Seguia-se um dos períodos mais polémicos da longa jornada do novo aeroporto: José Sócrates. O primeiro-ministro, que assumiu funções em setembro de 2004, manteve a opção da Ota, pedindo o estudo de impacto ambiental. Estimava-se um custo de 3.100 milhões de euros e uma meta até 2017 para a entrada em funcionamento do novo aeroporto, mas começam a surgir críticas a esta hipótese devido à complexidade topográfica e hidrológica do local.
Depois de já terem sido gastos 40 milhões de euros em estudos para o aeroporto da Ota, um estudo comparativo preferia a zona do Campo de Tiro de Alcochete, por ser mais barata. Em 2008, o Conselho de Ministros chegou a aprovar esta localização, como se verifica aqui.
Os atrasos na aprovação das bases do contrato de concessão, os estudos de impacto ambiental e as polémicas sucessivas foram adiando de ano para ano os avanços práticos no projeto. E depois chegou 2011 e uma crise económica e financeira sem precedentes e a decisão nunca se concretizou.
Só em 2016, já sem troika e com o PS novamente no Governo, é que o debate sobre o novo aeroporto regressa. O então ministro do Planeamento e das Infraestruturas, Pedro Marques, confirma que os estudos para encontrar a solução arrancam em 2017 e que “o novo aeroporto avança em 2019”.
Em janeiro de 2019, o Governo e a ANA assinam um acordo que prevê a transformação da base aérea n.º 6, no Montijo, a expansão do aeroporto Humberto Delgado, dando forma à opção Portela + 1, e o objetivo de entrada em funcionamento em 2022. Aguarda-se novo Estudo de Impacto Ambiental (EIA) encomendado pela ANA à Agência Portuguesa do Ambiente e António Costa vai reiterando: “Não há plano B.” Políticos, autarcas, ambientalistas, todos têm uma palavra a dizer e a decisão continua a ser adiada.
Os anos seguintes, 2020 e 2021 ficaram marcados pela pandemia e pela suspensão de grande parte da aviação comercial.

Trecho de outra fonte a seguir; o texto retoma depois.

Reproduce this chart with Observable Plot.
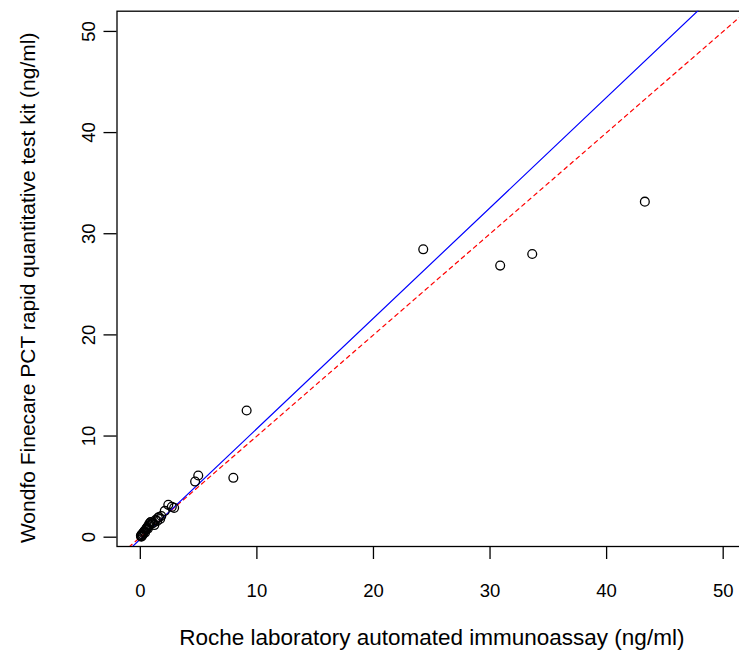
<!DOCTYPE html>
<html>
<head>
<meta charset="utf-8">
<script src="https://cdn.jsdelivr.net/npm/d3@7"></script>
<script src="https://cdn.jsdelivr.net/npm/@observablehq/plot@0.6"></script>
<style>
  html, body { margin: 0; padding: 0; background: #fff; }
  #chart { width: 739px; height: 654px; overflow: hidden; }
  svg { font-family: "Liberation Sans", Arial, sans-serif; }
</style>
</head>
<body>
<div id="chart"></div>
<script>
// Roche laboratory automated immunoassay (ng/ml)
const roche = [0.05, 0.08, 0.10, 0.12, 0.15, 0.20, 0.25, 0.30, 0.35, 0.40, 0.45, 0.50, 0.55, 0.60, 0.65,
  0.70, 0.75, 0.80, 0.85, 0.90, 1.00, 1.10, 1.20, 1.30, 1.45, 1.50, 1.60, 1.70, 1.80, 2.10, 2.40, 2.70, 2.90,
  4.70, 4.97, 7.98, 9.12, 24.27, 30.87, 33.62, 43.28];
// Wondfo Finecare PCT rapid quantitative test kit (ng/ml)
const wondfo = [0.15, 0.05, 0.20, 0.10, 0.30, 0.25, 0.40, 0.50, 0.60, 0.45, 0.70, 0.80, 0.90, 1.00, 0.85,
  1.10, 1.30, 1.20, 1.45, 1.50, 1.35, 1.40, 1.20, 1.70, 1.60, 1.90, 2.00, 1.80, 2.10, 2.60, 3.20, 3.00, 2.90,
  5.50, 6.10, 5.87, 12.52, 28.46, 26.85, 28.00, 33.17];
// fitted regression line (blue) and identity line (red dashed)
const fitIntercept = -0.19;
const fitSlope = 1.092;
const identityIntercept = 0;
const identitySlope = 1;
const xTicks = [0, 10, 20, 30, 40, 50];
const yTicks = [0, 10, 20, 30, 40, 50];
const xLabel = "Roche laboratory automated immunoassay (ng/ml)";
const yLabel = "Wondfo Finecare PCT rapid quantitative test kit (ng/ml)";

const xDomain = [-2, 52];
const yDomain = [-0.92, 52];

const points = roche.map((x, i) => ({x, y: wondfo[i]}));
const lineFrom = (a, b) => xDomain.map(x => ({x, y: a + b * x}));
const fitLine = lineFrom(fitIntercept, fitSlope);
const idLine = lineFrom(identityIntercept, identitySlope);

const fs = 18.5;
const chart = Plot.plot({
  width: 739,
  height: 654,
  marginLeft: 116.5,
  marginRight: -7,
  marginTop: 10.7,
  marginBottom: 108,
  style: {fontFamily: "'Liberation Sans', Arial, sans-serif", fontSize: fs + "px", background: "#fff", color: "#000"},
  x: {domain: xDomain},
  y: {domain: yDomain},
  marks: [
    Plot.frame({stroke: "#000", strokeWidth: 1.3}),
    Plot.line(idLine, {x: "x", y: "y", stroke: "#ff0000", strokeWidth: 1.2, strokeDasharray: "4,4", clip: true}),
    Plot.line(fitLine, {x: "x", y: "y", stroke: "#0000ff", strokeWidth: 1.2, clip: true}),
    Plot.dot(points, {x: "x", y: "y", r: 4.4, stroke: "#000", strokeWidth: 1.3, fill: "none"}),
    Plot.axisX({ticks: xTicks, tickSize: 13, tickPadding: 24, label: null, fontSize: fs, strokeWidth: 1.3}),
    Plot.axisY({ticks: yTicks, tickSize: 13, tickPadding: 9, tickRotate: -90, label: null, fontSize: fs, strokeWidth: 1.3}),
    Plot.text([xLabel], {text: d => d, frameAnchor: "bottom", dy: 91, lineAnchor: "middle", textAnchor: "middle", fontSize: 22.5}),
    Plot.text([yLabel], {text: d => d, frameAnchor: "left", rotate: -90, dx: -89, dy: 9, lineAnchor: "middle", textAnchor: "middle", fontSize: 21})
  ]
});
document.getElementById("chart").appendChild(chart);
</script>
</body>
</html>
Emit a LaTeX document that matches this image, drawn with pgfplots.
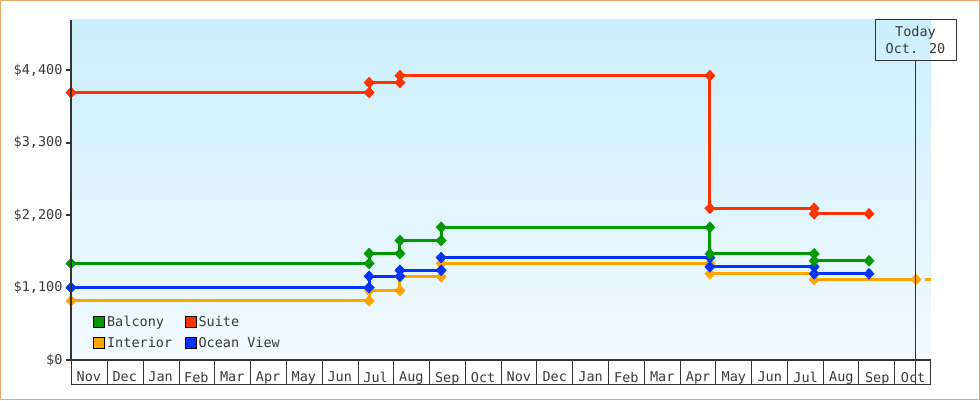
\documentclass[border=0pt]{standalone}
\usepackage{fontspec}
\setmainfont{DejaVu Sans Mono}
\usepackage{pgfplots}
\pgfplotsset{compat=1.18}

\definecolor{balcony}{HTML}{009A00}
\definecolor{suite}{HTML}{FF3300}
\definecolor{interior}{HTML}{FFA500}
\definecolor{ocean}{HTML}{0033FF}
\definecolor{bgtop}{HTML}{CBEFFC}
\definecolor{bgbot}{HTML}{F2FAFF}
\definecolor{axisdark}{HTML}{333333}
\definecolor{textgray}{HTML}{3A3A3A}
\definecolor{borderorange}{HTML}{E8A866}

\newcommand\chartfont{\fontsize{13.5}{17}\selectfont}

\pgfplotsset{
  ser/.style={line width=3pt, color=#1, mark=diamond*, mark size=5.5pt,
    mark options={solid, line width=0.4pt, fill=#1, xscale=1.25}, forget plot},
}

\begin{document}
\begin{tikzpicture}
\begin{axis}[
  name=ax, anchor=south west, at={(0pt,0pt)},
  scale only axis, width=860pt, height=340pt,
  xmin=0, xmax=24, ymin=0, ymax=5160,
  clip=false,
  axis line style={draw=none},
  axis background/.style={top color=bgtop, bottom color=bgbot},
  ytick={0,1100,2200,3300,4400},
  yticklabels={\$0,{\$1,100},{\$2,200},{\$3,300},{\$4,400}},
  xtick={0.5,1.5,...,23.5},
  xticklabels={Nov,Dec,Jan,Feb,Mar,Apr,May,Jun,Jul,Aug,Sep,Oct,Nov,Dec,Jan,Feb,Mar,Apr,May,Jun,Jul,Aug,Sep,Oct},
  xtick style={draw=none},
  ytick style={draw=axisdark, line width=2pt},
  tick align=outside, major tick length=5pt,
  ytick pos=left, xtick pos=bottom,
  /pgf/number format/assume math mode=true,
  tick label style={font=\chartfont, text=textgray},
  xticklabel style={yshift=-3.5pt},
  legend columns=2,
  legend cell align=left,
  legend style={draw=none, fill=none, at={(0.0256,0.137)}, anchor=north west,
    font=\chartfont, text=textgray, row sep=4pt, inner sep=0pt,
    /tikz/every even column/.append style={column sep=10pt},
    nodes={inner sep=2.5pt}},
  legend image code/.code={\fill[#1] (0pt,-5.5pt) rectangle (11pt,5.5pt);},
]
% Interior
\addplot[ser=interior] coordinates {
  (0,898) (8.32,898) (8.32,1054) (9.18,1054) (9.18,1262) (10.33,1262)
  (10.33,1464) (17.83,1464) (17.83,1308) (20.74,1308) (20.74,1221) (23.58,1221)
};
\addplot[interior, line width=3pt, dash pattern=on 6pt off 9pt, dash phase=6pt, forget plot]
  coordinates {(23.58,1221) (24,1221)};
% Ocean View
\addplot[ser=ocean] coordinates {
  (0,1100) (8.32,1100) (8.32,1271) (9.18,1271) (9.18,1362) (10.33,1362)
  (10.33,1555) (17.83,1555) (17.83,1414) (20.74,1414) (20.74,1308) (22.27,1308)
};
% Balcony
\addplot[ser=balcony] coordinates {
  (0,1464) (8.32,1464) (8.32,1616) (9.18,1616) (9.18,1813) (10.33,1813)
  (10.33,2015) (17.83,2015) (17.83,1611) (20.74,1611) (20.74,1505) (22.27,1505)
};
% Suite
\addplot[ser=suite] coordinates {
  (0,4058) (8.32,4058) (8.32,4210) (9.18,4210) (9.18,4316) (17.83,4316)
  (17.83,2303) (20.74,2303) (20.74,2218) (22.27,2218)
};
\addlegendimage{fill=balcony}
\addlegendentry{Balcony}
\addlegendimage{fill=suite}
\addlegendentry{Suite}
\addlegendimage{fill=interior}
\addlegendentry{Interior}
\addlegendimage{fill=ocean}
\addlegendentry{Ocean View}
\end{axis}
\pgfresetboundingbox
\begin{scope}[x=1pt, y=1pt, shift={(ax.south west)}, shift={(-71pt,-40pt)}]
\path[use as bounding box] (0,0) rectangle (980,400);
% axis lines and month cells
\draw[axisdark, line width=2pt] (71,380) -- (71,40);
\draw[axisdark, line width=2pt] (70,40) -- (931,40);
\draw[axisdark, line width=1pt] (71,15.5) -- (931,15.5);
\foreach \i in {0,...,24} \draw[axisdark, line width=1pt] ({71.8+35.78*\i},40) -- ({71.8+35.78*\i},15);
% today marker
\draw[axisdark, line width=1pt] (915.5,340) -- (915.5,15);
\node[draw=axisdark, line width=1pt, minimum width=81pt, minimum height=40pt,
  align=center, font=\chartfont, text=textgray, inner sep=0pt] at (915.5,360) {Today\\Oct. 20};
% outer frame
\draw[borderorange, line width=1.5pt] (0.75,0.75) rectangle (979.25,399.25);
\end{scope}
\end{tikzpicture}
\end{document}
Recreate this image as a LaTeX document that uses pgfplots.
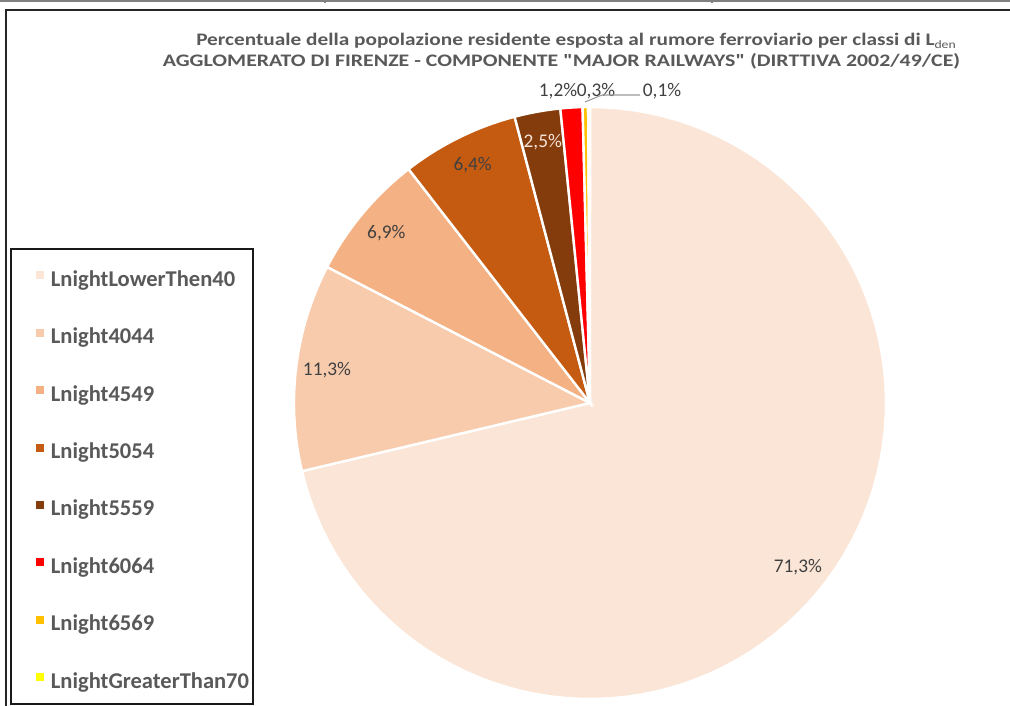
\documentclass[border=0pt]{standalone}
\usepackage{pgfplots}
\pgfplotsset{compat=1.18}
\usepackage{pgfplotstable}
\usepackage{fontspec}
\setmainfont{Carlito}
\newfontfamily\titlefontA[FakeStretch=1.21]{Carlito}
\newfontfamily\titlefontB[FakeStretch=1.24]{Carlito}
\definecolor{pc0}{HTML}{FBE5D6}
\definecolor{pc1}{HTML}{F8CBAD}
\definecolor{pc2}{HTML}{F4B183}
\definecolor{pc3}{HTML}{C55A11}
\definecolor{pc4}{HTML}{843C0C}
\definecolor{pc5}{HTML}{FF0000}
\definecolor{pc6}{HTML}{FFC000}
\definecolor{pc7}{HTML}{FFFF00}
\definecolor{txt}{HTML}{595959}
\definecolor{lbl}{HTML}{404040}
\definecolor{lc0}{HTML}{404040}
\definecolor{lc1}{HTML}{404040}
\definecolor{lc2}{HTML}{404040}
\definecolor{lc3}{HTML}{404040}
\definecolor{lc4}{HTML}{F6E3D8}

\pgfplotstableread{
label value
LnightLowerThen40 71.3
Lnight4044 11.3
Lnight4549 6.9
Lnight5054 6.4
Lnight5559 2.5
Lnight6064 1.2
Lnight6569 0.3
LnightGreaterThan70 0.1
}\piedata

\begin{document}
\begin{tikzpicture}
\begin{axis}[
  width=757.5pt, height=529.5pt, scale only axis,
  xmin=0, xmax=1010, ymin=0, ymax=706,
  hide axis, clip=false,
  /pgf/number format/assume math mode=true,
  legend style={at={(axis cs:10,458)}, anchor=north west, draw=black!90,
    line width=1.4pt, font=\fontsize{16.9}{20}\selectfont\bfseries, text=txt,
    row sep=23.5pt, column sep=5.25pt, inner xsep=3pt, inner ysep=10.1pt,
    nodes={text height=18pt, text depth=1.55pt, inner xsep=0pt, inner ysep=0pt},
    cells={anchor=west}},
  legend image code/.code={\path (0pt,0pt); \fill[#1] (15.75pt,-3pt) rectangle (21.75pt,3pt);},
]
\pgfmathsetmacro\cum{90}
\pgfplotsforeachungrouped \i in {0,...,7}{
  \pgfplotstablegetelem{\i}{value}\of\piedata
  \let\val\pgfplotsretval
  \pgfplotstablegetelem{\i}{label}\of\piedata
  \let\lab\pgfplotsretval
  \pgfmathsetmacro\endang{\cum-3.6*\val}
  \pgfmathsetmacro\midang{(\cum+\endang)/2}
  \pgfmathsetmacro\lx{590+265*cos(\midang)}
  \pgfmathsetmacro\ly{303+265*sin(\midang)}
  \edef\temp{\noexpand\addplot[draw=white, line width=1.8pt, fill=pc\i, domain=\endang:\cum, samples=90, forget plot]
     ({590+296*cos(x)},{303+296*sin(x)}) -- (axis cs:590,303) -- cycle;
     \noexpand\addlegendimage{fill=pc\i, draw=none}
     \noexpand\addlegendentry{\lab}}
  \temp
  \ifnum\i<5
    \edef\temp{\noexpand\node[font=\noexpand\fontsize{14.5}{16}\noexpand\selectfont, text=lc\i] at (axis cs:\lx,\ly) {\noexpand\pgfmathprintnumber[fixed,fixed zerofill,precision=1,use comma]{\val}\noexpand\%};}
    \temp
  \fi
  \global\let\cum\endang
}
\node[font=\fontsize{14.5}{16}\selectfont, text=lbl] at (axis cs:558,615) {1,2\%};
\node[font=\fontsize{14.5}{16}\selectfont, text=lbl] at (axis cs:596,615) {0,3\%};
\node[font=\fontsize{14.5}{16}\selectfont, text=lbl] at (axis cs:662,615) {0,1\%};
\draw[gray!80, line width=0.8pt] (axis cs:585,604) -- (axis cs:602,611) -- (axis cs:640,611);
% titles
\node[font=\titlefontA\fontsize{13.2}{15}\selectfont\bfseries, text=txt] at (axis cs:576,665) {Percentuale della popolazione residente esposta al rumore ferroviario per classi di L\raisebox{-0.35ex}{\fontsize{8.5}{9}\selectfont\mdseries den}};
\node[font=\titlefontB\fontsize{13.2}{15}\selectfont\bfseries, text=txt] at (axis cs:561.5,645) {AGGLOMERATO DI FIRENZE - COMPONENTE {\char34}MAJOR RAILWAYS{\char34} (DIRTTIVA 2002/49/CE)};
% frame
\draw[black!85, line width=1.8pt] (axis cs:6,0) -- (axis cs:6,696) -- (axis cs:1010,696);
\draw[gray, line width=0.8pt] (axis cs:0,705) -- (axis cs:1010,705);
\draw[gray, line width=0.8pt] (axis cs:325,706) -- (axis cs:325,703);
\draw[gray, line width=0.8pt] (axis cs:712,706) -- (axis cs:712,703);
\end{axis}
\pgfresetboundingbox
\path (current axis.south west) rectangle (current axis.north east);
\end{tikzpicture}
\end{document}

O projeto para um novo aeroporto também ficou em suspenso e o tema regressou em janeiro do ano passado, na campanha eleitoral para as legislativas.
Em junho de 2022, Costa anunciou que esperava pelo novo líder do PSD, Luís Montenegro, para uma decisão sobre o aeroporto, mas Pedro Nuno Santos antecipou-se e revelou que o Governo tinha decidido avançar com uma nova solução aeroportuária para Lisboa, que passava por avançar com o Montijo para estar em atividade no final de 2026 e Alcochete e, quando esse estivesse operacional, fechar o aeroporto Humberto Delgado.
No dia seguinte ao anúncio, o primeiro-ministro, António Costa, determinou a revogação do despacho publicado pelas Infraestruturas sobre a solução aeroportuária para a região de Lisboa e reafirmou que exigia uma negociação e consenso com a oposição sobre esta matéria.
O episódio de contradição entre o ministro e o primeiro-ministro culminou com Pedro Nuno Santos a admitir “erros de comunicação” com o Governo nas decisões que envolveram o futuro aeroporto. Muito se especulou sobre a saída do ministro do Executivo de Costa, mas acabou por manter-se em funções até dezembro de 2022.
Agora, foi criada uma comissão técnica independente (CTI) que vai ajudar a escolher a localização do novo aeroporto de Lisboa. Já ficaram definidos os “fatores críticos de decisão” de análise, no total de cinco, com os resptivos critérios de avaliação (21 ao todo).
No passado dia 3 de julho, o secretário de Estado da Conservação da Natureza e das Florestas defendeu que deve ser construído em Santarém o novo aeroporto de Lisboa. As declarações contrariaram as do ministro das Infraestruturas, João Galamba, que destacou em várias ocasiões a grande distância desta localização em relação ao centro de Lisboa, apesar de, mais tarde, ter garantido que não se tinha manifestado sobre esta opção.